Menulis adalah kesempatan untuk membagi pengalaman agar pengalaman itu tetap hidup.

Selanjutnya

Tutup

Worklife Artikel Utama

Dilema Resign, Saat Keputusan Pribadi Terbentur Keinginan Orangtua

2 Oktober 2020   17:19 Diperbarui: 3 Oktober 2020   15:58 1202
+
Laporkan Konten
Laporkan Akun
Kompasiana adalah platform blog. Konten ini menjadi tanggung jawab bloger dan tidak mewakili pandangan redaksi Kompas.
Lihat foto
Ilustrasi dilema resign (Sumber: www.pixlr.com)
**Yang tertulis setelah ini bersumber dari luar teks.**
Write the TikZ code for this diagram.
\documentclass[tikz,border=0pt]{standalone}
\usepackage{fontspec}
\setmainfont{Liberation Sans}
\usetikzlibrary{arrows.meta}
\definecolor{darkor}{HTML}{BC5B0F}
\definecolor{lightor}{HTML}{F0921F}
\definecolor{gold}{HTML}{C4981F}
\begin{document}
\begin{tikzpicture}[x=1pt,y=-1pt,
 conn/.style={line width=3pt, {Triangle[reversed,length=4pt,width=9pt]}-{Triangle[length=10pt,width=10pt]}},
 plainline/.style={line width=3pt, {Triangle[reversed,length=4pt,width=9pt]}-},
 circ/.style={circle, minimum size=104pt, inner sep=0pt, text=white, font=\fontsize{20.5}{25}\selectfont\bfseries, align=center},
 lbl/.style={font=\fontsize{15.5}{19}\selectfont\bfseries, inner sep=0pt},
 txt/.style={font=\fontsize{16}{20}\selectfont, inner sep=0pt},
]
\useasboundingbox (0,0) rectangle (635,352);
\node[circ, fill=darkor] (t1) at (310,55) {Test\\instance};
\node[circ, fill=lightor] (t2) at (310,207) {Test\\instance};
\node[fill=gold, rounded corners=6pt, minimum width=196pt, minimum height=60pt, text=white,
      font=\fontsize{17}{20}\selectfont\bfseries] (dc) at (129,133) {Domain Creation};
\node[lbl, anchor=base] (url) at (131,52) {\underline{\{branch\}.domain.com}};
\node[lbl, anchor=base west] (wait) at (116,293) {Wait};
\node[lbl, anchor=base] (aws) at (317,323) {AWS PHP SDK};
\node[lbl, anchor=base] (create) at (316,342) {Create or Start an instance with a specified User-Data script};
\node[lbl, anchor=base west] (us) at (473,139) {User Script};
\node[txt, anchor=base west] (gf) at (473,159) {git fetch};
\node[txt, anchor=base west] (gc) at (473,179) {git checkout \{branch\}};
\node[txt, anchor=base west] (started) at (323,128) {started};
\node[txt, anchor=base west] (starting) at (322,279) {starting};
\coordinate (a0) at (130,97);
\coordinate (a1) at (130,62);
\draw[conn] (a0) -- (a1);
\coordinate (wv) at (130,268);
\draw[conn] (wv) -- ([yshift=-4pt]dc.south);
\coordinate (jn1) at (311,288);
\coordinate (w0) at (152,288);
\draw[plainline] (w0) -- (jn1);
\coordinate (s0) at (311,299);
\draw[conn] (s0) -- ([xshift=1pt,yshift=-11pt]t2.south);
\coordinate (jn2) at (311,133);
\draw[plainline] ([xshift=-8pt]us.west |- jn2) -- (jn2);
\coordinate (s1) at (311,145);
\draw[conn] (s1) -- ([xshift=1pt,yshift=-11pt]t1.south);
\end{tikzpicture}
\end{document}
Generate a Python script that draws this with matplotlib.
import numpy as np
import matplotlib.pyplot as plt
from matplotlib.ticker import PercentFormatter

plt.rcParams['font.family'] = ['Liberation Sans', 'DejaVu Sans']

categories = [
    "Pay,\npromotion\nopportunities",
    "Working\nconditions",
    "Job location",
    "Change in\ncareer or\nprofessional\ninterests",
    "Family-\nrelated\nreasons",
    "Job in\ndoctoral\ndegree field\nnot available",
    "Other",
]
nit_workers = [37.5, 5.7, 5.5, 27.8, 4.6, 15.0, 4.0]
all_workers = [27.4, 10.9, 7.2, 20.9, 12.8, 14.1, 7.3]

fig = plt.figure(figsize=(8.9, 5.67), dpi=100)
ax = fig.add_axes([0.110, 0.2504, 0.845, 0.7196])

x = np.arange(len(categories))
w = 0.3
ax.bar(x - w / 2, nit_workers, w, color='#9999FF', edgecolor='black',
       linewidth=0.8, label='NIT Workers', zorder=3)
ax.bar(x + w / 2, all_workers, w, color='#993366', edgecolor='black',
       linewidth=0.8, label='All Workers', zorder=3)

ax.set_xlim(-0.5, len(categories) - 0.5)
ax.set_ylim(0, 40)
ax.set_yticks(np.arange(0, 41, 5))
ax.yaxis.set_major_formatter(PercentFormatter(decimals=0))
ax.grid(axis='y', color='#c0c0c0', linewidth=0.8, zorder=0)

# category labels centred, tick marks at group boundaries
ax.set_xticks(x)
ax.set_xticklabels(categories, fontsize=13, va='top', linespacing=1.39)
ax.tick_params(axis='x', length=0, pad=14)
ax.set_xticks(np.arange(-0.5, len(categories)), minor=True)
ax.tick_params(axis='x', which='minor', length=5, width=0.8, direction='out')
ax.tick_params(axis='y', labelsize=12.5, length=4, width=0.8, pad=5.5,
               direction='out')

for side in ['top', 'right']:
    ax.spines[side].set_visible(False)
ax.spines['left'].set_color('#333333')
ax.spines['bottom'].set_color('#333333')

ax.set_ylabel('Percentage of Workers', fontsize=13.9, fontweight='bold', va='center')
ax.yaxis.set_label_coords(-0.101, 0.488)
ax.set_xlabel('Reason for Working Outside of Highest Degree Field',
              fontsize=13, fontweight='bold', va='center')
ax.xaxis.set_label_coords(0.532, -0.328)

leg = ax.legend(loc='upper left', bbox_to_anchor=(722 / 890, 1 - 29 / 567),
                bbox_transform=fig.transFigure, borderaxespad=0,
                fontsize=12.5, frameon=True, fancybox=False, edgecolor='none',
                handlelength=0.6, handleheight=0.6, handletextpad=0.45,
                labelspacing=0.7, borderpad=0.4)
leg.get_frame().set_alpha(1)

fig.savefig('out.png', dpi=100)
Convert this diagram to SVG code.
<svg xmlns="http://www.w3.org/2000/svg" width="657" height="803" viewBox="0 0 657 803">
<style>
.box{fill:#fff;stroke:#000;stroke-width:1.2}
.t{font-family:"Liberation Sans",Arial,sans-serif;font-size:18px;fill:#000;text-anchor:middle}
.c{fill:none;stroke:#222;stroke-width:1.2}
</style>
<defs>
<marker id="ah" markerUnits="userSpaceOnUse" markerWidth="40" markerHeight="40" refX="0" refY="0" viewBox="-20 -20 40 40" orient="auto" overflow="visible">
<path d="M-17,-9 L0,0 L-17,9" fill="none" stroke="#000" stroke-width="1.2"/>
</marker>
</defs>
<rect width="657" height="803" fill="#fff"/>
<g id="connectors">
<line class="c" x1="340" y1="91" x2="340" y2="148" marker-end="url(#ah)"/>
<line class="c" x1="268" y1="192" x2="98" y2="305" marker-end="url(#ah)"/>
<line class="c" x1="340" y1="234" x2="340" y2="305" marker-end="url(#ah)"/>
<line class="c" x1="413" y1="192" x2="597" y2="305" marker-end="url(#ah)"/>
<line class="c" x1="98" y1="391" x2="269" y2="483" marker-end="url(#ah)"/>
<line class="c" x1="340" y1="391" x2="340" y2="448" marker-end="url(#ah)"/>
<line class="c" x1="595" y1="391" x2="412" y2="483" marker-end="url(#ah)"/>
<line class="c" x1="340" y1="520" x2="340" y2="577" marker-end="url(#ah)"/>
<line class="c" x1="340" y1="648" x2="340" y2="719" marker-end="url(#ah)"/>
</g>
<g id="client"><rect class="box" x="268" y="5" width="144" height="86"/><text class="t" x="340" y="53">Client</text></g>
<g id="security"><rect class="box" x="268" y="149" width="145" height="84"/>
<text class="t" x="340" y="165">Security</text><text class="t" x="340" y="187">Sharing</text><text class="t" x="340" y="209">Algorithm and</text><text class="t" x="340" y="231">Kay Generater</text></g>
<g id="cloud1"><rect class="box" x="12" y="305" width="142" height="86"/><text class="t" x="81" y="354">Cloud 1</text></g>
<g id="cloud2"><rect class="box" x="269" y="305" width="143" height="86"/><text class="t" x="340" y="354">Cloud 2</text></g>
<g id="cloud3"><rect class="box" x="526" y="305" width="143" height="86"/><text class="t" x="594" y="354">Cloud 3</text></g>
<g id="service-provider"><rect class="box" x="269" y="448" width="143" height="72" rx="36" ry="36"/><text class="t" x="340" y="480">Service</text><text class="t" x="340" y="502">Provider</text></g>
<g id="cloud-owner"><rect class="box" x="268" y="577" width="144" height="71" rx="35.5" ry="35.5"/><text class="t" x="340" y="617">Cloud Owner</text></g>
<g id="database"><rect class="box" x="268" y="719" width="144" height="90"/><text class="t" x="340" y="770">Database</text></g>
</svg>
Saya masih ingat pesan singkat yang dikirim oleh saudari saya beberapa hari lalu. Pesannya bahwa dia berencana untuk mengundurkan diri dari pekerjaannya. 

Sebenarnya, pesan itu bukan sekadar informasi. Akan tetapi, itu juga bermaksud untuk meminta pendapat saya sebagai seorang kakak.

Saya tidak berbicara banyak. Saya hanya meminta saudari saya mempertimbangkan pelbagai hal apabila tetap bekerja di tempat itu dan apabila berhenti. 

Dari pelbagai pertimbangan, dia menilai bahwa beban kerja di tempat itu tidak sebanding dengan penghargaan yang diterima. Ujung-ujungnya, dia mengakui jika dia sudah tidak bahagia dengan situasi di tempat kerjanya.

Tanpa bertanya lebih jauh sebab ketidakbahagiaannya itu, saya pun coba memahami situasinya. Sembari mengiakan keputusannya untuk berhenti, saya sempat mengatakan bahwa berhenti berarti kehilangan pekerjaan dan pendapatan. Dengan ini pula, harus mencari pekerjaan baru agar kelak tidak membebankan orang lain.

Persoalannya, ketika lapangan pekerjaan tidak ada. Maka dari itu, berhenti dari pekerjaan itu sekiranya tidak menjadi beban bagi kehidupan di rumah. Dengan demikian, keputusannya adalah tanggung jawabnya sendiri. Pastinya, dia juga menjelaskan keputusannya itu kepada orangtua di rumah. 

Sewaktu saya pulang ke rumah tahun lalu, beberapa kali orangtua saya meminta adik saya untuk berhenti dari pekerjaannya kalau dia sudah merasa terbebankan. Pasalnya, dia mengeluh pada perlakuan pengawas di tempat kerjanya.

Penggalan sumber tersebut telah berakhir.